Turning these plants into usable textile fiber requires breaking down that binding material. The most common method is dew retting, where cut stems are left in the field for weeks so moisture and microorganisms naturally dissolve the pectin. Other approaches include soaking in water (water retting), enzyme treatments, and steam explosion. After retting, the fibers are mechanically separated from the woody core of the stem, then spun using techniques adapted from linen, cotton, or wool spinning systems.
Linen is prized for warm-weather clothing because it conducts heat away from the body and dries quickly. Hemp is more durable and is gaining popularity in casual and workwear. Both remain niche compared to cotton and polyester.
Wood Pulp Fibers: Viscose, Modal, and Lyocell
Sitting between natural and synthetic, semi-synthetic fibers start with plant cellulose (usually from trees) but require heavy chemical processing to become textile-ready. They accounted for about 6% of global fiber production in 2023, totaling 7.9 million tonnes. The most common types are viscose (also called rayon), modal, and lyocell.
Viscose rayon starts with wood that’s mechanically broken down into cellulose pulp, then dissolved in chemicals to create a thick liquid that’s pushed through tiny holes and reformed into fibers. The result feels soft and drapes like silk at a fraction of the cost. Modal uses the same general approach but relies entirely on beechwood trees as its raw material and produces a fiber that’s especially soft and resistant to shrinking. Lyocell (often sold under the brand name Tencel) uses a more flexible process that can work with lower-grade cellulose sources, including bamboo, hemp, cotton byproducts, and even recycled textiles.
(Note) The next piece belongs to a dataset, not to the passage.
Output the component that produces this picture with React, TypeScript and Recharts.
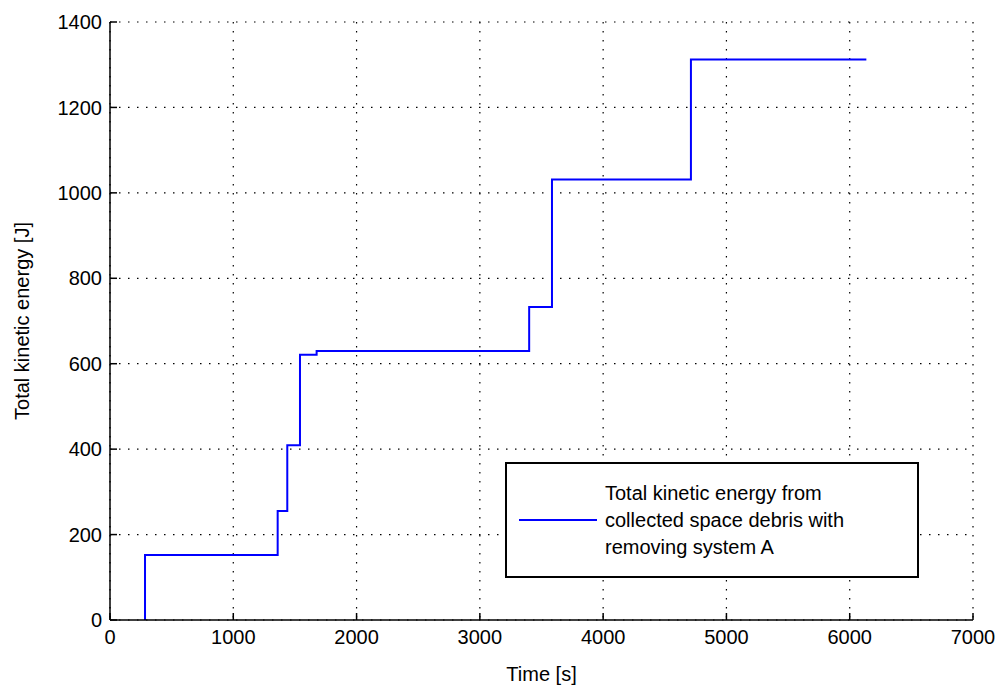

One less obvious raw material in this category is cotton linters, the short fuzz left on cotton seeds after the longer fibers are removed for spinning. These linters are a byproduct of cottonseed oil production and serve as the cellulose source for cupro, a type of rayon with a particularly silky feel. Since linters are a waste product that would otherwise go unused, they’re considered a more sustainable starting point than harvesting hardwood trees.
How the Market Breaks Down
The overall picture of clothing raw materials in 2023 looks like this:
- Polyester and other synthetics: roughly 64% of all fiber, dominated by polyester at 57%. This includes nylon, spandex, and acrylic.
- Cotton: about 20% of global production at 24.4 million tonnes, down slightly from the year before.
- Wood-based semi-synthetics: 6% of the market, growing slowly as brands look for alternatives to petroleum.
- Wool and animal fibers: around 1%, with sheep wool making up the vast majority.
- Other plant fibers: linen, hemp, jute, and similar bast fibers fill a small remaining share.
The shift toward synthetics has been dramatic. Fifty years ago, cotton was the dominant clothing fiber worldwide. Today, petroleum-based materials make up nearly two-thirds of everything produced. The raw materials for your wardrobe, in other words, overlap heavily with the raw materials for fuel, plastics, and industrial chemicals. That connection drives much of the current conversation around sustainable fashion and the search for bio-based or recycled alternatives.